I know there are a lot of changes in the PR, but most of them are the Illumos Crypto Port. I would greatly appreciate any comments on the files I changed and added in module/zfs/. These changes are fairly independent of the ICP, except the few places where it calls the ICP's api. In the meantime, I plan on creating a branch of my fork and starting work on the data encryption aspect.
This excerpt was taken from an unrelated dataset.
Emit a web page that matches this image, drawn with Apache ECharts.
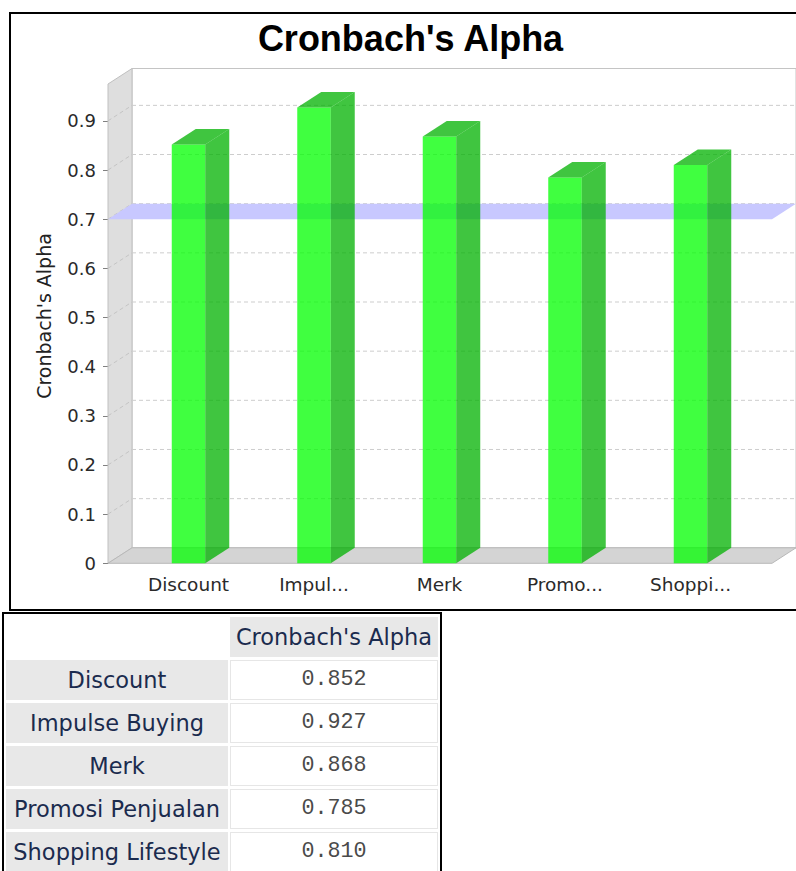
<!DOCTYPE html>
<html>
<head>
<meta charset="utf-8">
<script src="https://cdn.jsdelivr.net/npm/echarts@6/dist/echarts.min.js"></script>
<style>
html, body { margin:0; padding:0; width:796px; height:871px; overflow:hidden; background:#fff; }
#chart { position:absolute; left:0; top:0; width:821px; height:612px; }
#tbl { position:absolute; left:2px; top:611.5px; border:2px solid #000; border-bottom:none;
       border-collapse:separate; border-spacing:2px 3.5px; }
#tbl td { box-sizing:border-box; height:40px; padding:0; text-align:center; vertical-align:middle; white-space:nowrap; }
#tbl td.empty { width:222px; background:#fff; }
#tbl td.lab { width:222px; background:#e8e8e8; font-family:'DejaVu Sans'; font-size:22.5px; color:#1b2b4e; }
#tbl td.hdr { width:208px; background:#e8e8e8; font-family:'DejaVu Sans'; font-size:22.5px; color:#1b2b4e; }
#tbl td.val { width:208px; background:#fff; border:1px solid #e6e6e6; font-family:'Liberation Mono'; font-size:21.7px; color:#4a4a4a; }
</style>
</head>
<body>
<div id="chart"></div>
<table id="tbl"><tbody id="tb"></tbody></table>
<script>
// ---- data ----
const categories = ['Discount', 'Impulse Buying', 'Merk', 'Promosi Penjualan', 'Shopping Lifestyle'];
const axisLabels = ['Discount', 'Impul...', 'Merk', 'Promo...', 'Shoppi...'];
const alphaValues = [0.852, 0.927, 0.868, 0.785, 0.810];
const yTicks = [0, 0.1, 0.2, 0.3, 0.4, 0.5, 0.6, 0.7, 0.8, 0.9];
const thresholdValue = 0.7;
const seriesName = "Cronbach's Alpha";

// ---- 3D look constants ----
const DX = 24, DY = 15.5, PAD_L = 17.75, PAD_R = 18.75, BAR_W = 33.5;
const FONT = 'DejaVu Sans';

const chart = echarts.init(document.getElementById('chart'), null, { renderer: 'svg' });

const option = {
  animation: false,
  title: {
    text: seriesName, left: 'center', top: 20, padding: 0,
    textStyle: { fontFamily: 'Liberation Sans', fontWeight: 'bold', fontSize: 36, color: '#000' }
  },
  grid: { left: 125.75, width: 627.5, top: 84, bottom: 48.7, containLabel: false },
  xAxis: {
    type: 'category', data: axisLabels,
    axisLine: { show: false }, axisTick: { show: false },
    axisLabel: { interval: 0, margin: 12, fontFamily: FONT, fontSize: 18.5, color: '#2a2a2a' },
    splitLine: { show: false }
  },
  yAxis: {
    type: 'value', min: 0, max: 0.975, interval: 0.1, offset: 17.75,
    axisLine: { show: false },
    axisTick: { show: true, length: 5, customValues: yTicks, lineStyle: { color: '#808080' } },
    axisLabel: { margin: 12, customValues: yTicks, fontFamily: FONT, fontSize: 18, color: '#2a2a2a' },
    splitLine: { show: false }
  },
  graphic: [
    { type: 'rect', silent: true, z: 100, shape: { x: 10, y: 13, width: 801, height: 597 },
      style: { fill: 'none', stroke: '#000', lineWidth: 2 } },
    { type: 'text', silent: true, x: 43.5, y: 316, rotation: Math.PI / 2,
      style: { text: seriesName, fontFamily: FONT, fontSize: 19, fill: '#222',
               align: 'center', verticalAlign: 'middle', textAlign: 'center', textVerticalAlign: 'middle' } }
  ],
  series: [
    {
      type: 'custom', silent: true, z: 1, clip: false,
      data: [[0, 0]],
      renderItem: function (params, api) {
        const cs = params.coordSys;
        const L = cs.x - PAD_L, R = cs.x + cs.width + PAD_R;
        const yTop = cs.y;
        const y0 = api.coord([0, 0])[1];
        const ch = [];
        // back wall
        ch.push({ type: 'rect', shape: { x: L + DX, y: yTop - DY, width: R - L, height: y0 - yTop },
                  style: { fill: '#fff', stroke: '#c4c4c4', lineWidth: 1 } });
        // left wall
        ch.push({ type: 'polygon', shape: { points: [[L, yTop], [L + DX, yTop - DY], [L + DX, y0 - DY], [L, y0]] },
                  style: { fill: '#dedede', stroke: '#c0c0c0', lineWidth: 1 } });
        // gridlines
        yTicks.forEach(function (v) {
          if (v === 0) return;
          const y = api.coord([0, v])[1];
          ch.push({ type: 'line', shape: { x1: L + DX, y1: y - DY, x2: R + DX, y2: y - DY },
                    style: { stroke: '#cdcdcd', lineWidth: 1, lineDash: [4, 3] } });
          ch.push({ type: 'line', shape: { x1: L, y1: y, x2: L + DX, y2: y - DY },
                    style: { stroke: '#c4c4c4', lineWidth: 1, lineDash: [4, 3] } });
        });
        // floor
        ch.push({ type: 'polygon', shape: { points: [[L, y0], [L + DX, y0 - DY], [R + DX, y0 - DY], [R, y0]] },
                  style: { fill: '#d4d4d4', stroke: '#b8b8b8', lineWidth: 1 } });
        // threshold marker plane
        const ym = api.coord([0, thresholdValue])[1];
        ch.push({ type: 'polygon', shape: { points: [[L, ym], [L + DX, ym - DY], [R + DX, ym - DY], [R, ym]] },
                  style: { fill: '#c8c8ff' } });
        return { type: 'group', children: ch };
      }
    },
    {
      type: 'custom', name: seriesName, z: 3, clip: false,
      data: alphaValues.map(function (v, i) { return [i, v]; }),
      encode: { x: 0, y: 1 },
      renderItem: function (params, api) {
        const top = api.coord([api.value(0), api.value(1)]);
        const base = api.coord([api.value(0), 0]);
        const xl = top[0] - BAR_W / 2, xr = top[0] + BAR_W / 2;
        const front = 'rgba(0,255,0,0.75)', dark = 'rgba(0,178,0,0.75)';
        return { type: 'group', children: [
          { type: 'rect', shape: { x: xl, y: top[1], width: BAR_W, height: base[1] - top[1] }, style: { fill: front } },
          { type: 'polygon', shape: { points: [[xr, base[1]], [xr + DX, base[1] - DY], [xr + DX, top[1] - DY], [xr, top[1]]] }, style: { fill: dark } },
          { type: 'polygon', shape: { points: [[xl, top[1]], [xl + DX, top[1] - DY], [xr + DX, top[1] - DY], [xr, top[1]]] }, style: { fill: dark } }
        ] };
      }
    }
  ]
};
chart.setOption(option);

// ---- table ----
const tb = document.getElementById('tb');
let html = '<tr><td class="empty"></td><td class="hdr">' + seriesName + '</td></tr>';
categories.forEach(function (c, i) {
  html += '<tr><td class="lab">' + c + '</td><td class="val">' + alphaValues[i].toFixed(3) + '</td></tr>';
});
tb.innerHTML = html;
</script>
</body>
</html>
tcaputi commented 8 years ago

@all: I've been looking into the SA layer to figure out how to force objects to use spill blocks instead of bonus buffers so that the data that would normally go into the bonus buffers (such as ZPL attributes) get encrypted. I noticed this (seemingly too convenient) flag in sa_os_t named sa_force_spill. This seems like it is exactly what I'm looking for, and I see that various code in the SA layer checks this flag. The only problem is that I don't see anywhere that the flag is actually set. Can anyone confirm that this flag is what I am looking for and that it doesn't need any extra work? @behlendorf a quick git blame shows that the flag was added as part of one of your commits labeled "Update core ZFS code from build 121 to build 141".